A comprehensive first-principles study of solute elements in dilute Ni alloys: Diffusion coefficients and their implications to tailor creep rate

Abstract Diffusion regulates a vast number of materials properties and phenomena such as creep, the focus of the present work. However, a deep understanding of the effect of how each alloying element in a Ni-base superalloy affects properties such as diffusion and creep is far from complete. Here, we report temperature-dependent dilute solute diffusion coefficients and their implications to tailor the creep rate for 26 transition metal solute elements, X's, in fcc Ni using first-principles calculations. Calculations are performed using the five-frequency model for dilute solute diffusion and the nudged elastic band method within the local density approximation.
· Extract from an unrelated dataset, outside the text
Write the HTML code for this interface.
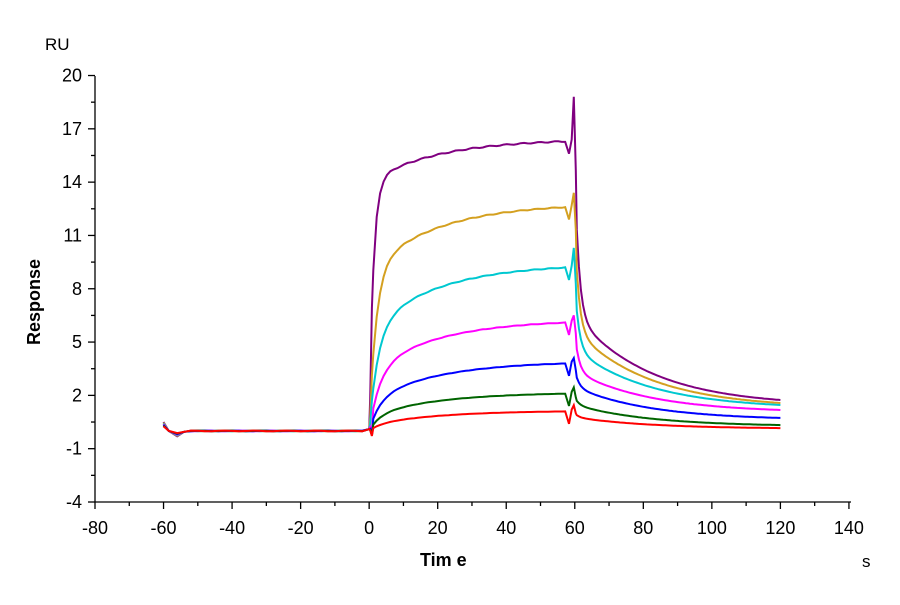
<!DOCTYPE html>
<html><head><meta charset="utf-8"><style>
body{margin:0;background:#fff;}
svg text{font-family:"Liberation Sans",Arial,sans-serif;}
</style></head><body>
<svg id="s" width="900" height="600" xmlns="http://www.w3.org/2000/svg">
<rect width="900" height="600" fill="#fff"/>
<g id="ax" stroke="#000" stroke-width="1.3" fill="none"></g>
<g id="lab" font-size="18" fill="#000"></g>
<g id="cv" fill="none" stroke-width="2"></g>
<text x="45" y="50" font-size="17">RU</text>
<text x="862" y="567" font-size="17">s</text>
<text x="420" y="566" font-size="18" font-weight="bold">Tim e</text>
<text transform="translate(40,302) rotate(-90)" text-anchor="middle" font-size="18" font-weight="bold">Response</text>
</svg>
<script>
const X=t=>95+(t+80)*3.427, Y=v=>502-(v+4)*17.77;
let ax='',lab='';
ax+=`<path d="M95,76V502H851"/>`;
for(let v=-4;v<=20;v+=1.5){let y=Y(v);let maj=((v+4)%3===0);ax+=`<path d="M95,${y}h${maj?-7:-4}"/>`;if(maj)lab+=`<text x="82" y="${y+6}" text-anchor="end">${v}</text>`;}
for(let t=-80;t<=140;t+=10){let x=X(t);let maj=(t%20===0);ax+=`<path d="M${x},502v${maj?7:4}"/>`;if(maj)lab+=`<text x="${x}" y="534" text-anchor="middle">${t}</text>`;}
document.getElementById('ax').innerHTML=ax;document.getElementById('lab').innerHTML=lab;
const C=[
['#800080',16.3,0.86,1.2,1.74,2.5,0.6],
['#d4a020',12.6,0.72,2.0,1.57,0.8,0.55],
['#00c8d0',9.2,0.62,2.5,1.46,1.1,0.5],
['#ff00ff',6.1,0.55,3,1.18,0.4,0.45],
['#0000ff',3.8,0.45,3,0.73,0.3,0.35],
['#006400',2.1,0.4,3,0.33,0.35,0.3],
['#ff0000',1.1,0.3,3,0.16,0.35,0.3]];
let out='';
C.forEach((c,i)=>{const[col,Rf,p,k1,E,sp,f]=c;let pts=[];
 const base=t=>0.02*Math.sin(t*0.7+i);
 pts.push([-60,0.5-i*0.04]);pts.push([-58.5,0]);pts.push([-56,-0.3+i*0.03]);pts.push([-54,-0.05]);
 for(let t=-52;t<=-1;t+=2)pts.push([t,base(t)]);
 pts.push([0,0.1]);
 const A=t=>Rf*(p*(1-Math.exp(-t/k1))+(1-p)*(1-Math.exp(-t/20))/(1-Math.exp(-58/20)));
 pts.push([0.3,A(0.3)*0.6]);pts.push([0.8,i>=3?-0.3+A(0.8)*0.2:A(0.8)]);
 for(let t=1.2;t<=57.5;t+=1)pts.push([t,A(t)+0.02*Rf/10*Math.sin(t*1.3+i)]);
 const R0=A(58);
 pts.push([58.3,R0-0.7]);pts.push([59.1,R0+0.1]);pts.push([59.7,R0+sp]);pts.push([60.3,R0*0.9]);
 const slow=R0*(1-f);
 const S=(slow-E)/(1-Math.exp(-60/22)), fl=E-S*Math.exp(-60/22);
 for(let t=60.6;t<=120;t+=0.6){const d=t-60;pts.push([t,(R0*0.9-slow)*Math.exp(-d/1.2)+S*Math.exp(-d/22)+fl]);}
 out+=`<polyline stroke="${col}" points="${pts.map(q=>X(q[0]).toFixed(1)+','+Y(q[1]).toFixed(1)).join(' ')}"/>`;
});
document.getElementById('cv').innerHTML=out;
</script>
</body></html>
Thermodynamic properties at finite temperatures for all configurations are calculated using the quasi-harmonic Debye model. In general, the fastest diffusing solute elements in Ni are found at the left side of the periodic table and the slowest diffusing solute elements are found in group VIIB. In particular, the present work indicates that the diffusivity of the dilute solute elements is correlated to the compressibility of each solute element on the respective Ni 31 X supercell, and not as strongly to the ionic radius of the solute elements, as previously suggested. Finally, results from the diffusivity study are combined with the previous results of elastic constants and stacking fault energies, and hence, a relative creep rate ratio for these 26 solute elements is modeled. It is shown that in most cases, slower diffusing solute elements provide the most creep resistance. This is true even at higher temperatures, due mainly to the solute's strong bonding with Ni atoms in the host lattice.